Mary never takes the stand, but she tells her three sisters a harrowing account of the abuse she faced, being the youngest, when they older siblings had left home. Sharon and Susan are awarded $2.3 million, twice the amount they asked. Their father disappeared to avoid the judgement. Later, the same year the movie was released, legislation "The Child Abuse Accountability Act" was signed into law by President Bill Clinton.

==Cast==
- Marlo Thomas as Sharon Rodgers Simone
  - Chandra Michaels as young Sharon
  - Tiffany Leonardo as little Sharon
- Mel Harris as Susan Rodgers Hammond
  - Kim Schraner as Susan age 15-19
  - Chantellese Kent as Susan age 12
  - Katie Zegers as little Susan
- Kathryn Dowling as Beth Rodgers
  - Tanya Allen as Beth age 17
  - Suzanne Hammond as young Beth
- Ally Sheedy as Mary Rodgers LaRocque
  - Luisa Zane as Mary age 7
- Nigel Bennett as Steven Rodgers
  - John David Wood as young Steven
  - B.J. McLellan as little Steven
- Kyle Simon Parker as John Rodgers
  - Marc Donato as young John
  - Chandler Nicol as little John
- Henry Czerny as Edward Rodgers
- Valerie Buhagiar as Helen Rodgers
  - Pam Hyatt as older Helen
- Donna Goodhand as Dana Quinn
- Eileen Heckart as Sarah McNeil
- Jo Vannicola as Karla

==Release==
The film premiered on Sunday, March 20, 1994, on the CBS TV network.

==Reception==
Ken Tucker of Entertainment Weekly wrote, "The best thing about Betrayal is that it makes child abuse seem nauseatingly horrific, not merely the nasty bit of inconvenience that too many tidied-up-for-prime-time movies have depicted.
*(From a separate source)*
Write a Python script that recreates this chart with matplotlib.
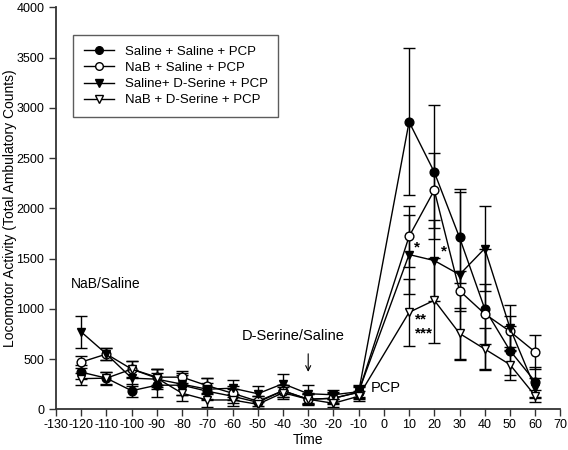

Far from being luridly entertaining, the movie repulses with oppressive details of the father’s acts, shown in flashback."

John J. O'Connor of The New York Times wrote, "While powerful in its best moments, "Ultimate Betrayal" is a touch too schematic in construction. If one of the sisters gets a "big scene," the three others are certain to get their equally impressive solo turns. The four skilled actresses, especially Ms. Thomas, don't disappoint. The film as a whole, though, founders on its earnestness."

Lynne Heffley of the Los Angeles Times wrote, "The impact is diminished, ironically, by graphic flashbacks using child actors. Too frequent not to seem gratuitous, the scenes contain little that can't be seen in the expressive faces of the adult leads."

==Digital & home media==
The film was released on DVD on March 9, 2012, from Fisher Klingenstein Films. On the same date, it was also released for streaming and rentals by YouTube, Amazon Video, Google Play Movies and TV, and iTunes.

==Legacy==
On October 14, 1994, President Bill Clinton signed into public law, #103-358, The Child Abuse Accountability Act, that was based on the landmark case by 2 of the real-life Rodgers sisters the film is based on, and was introduced into legislation by Rep Patricia Schroeder (D-Colo.).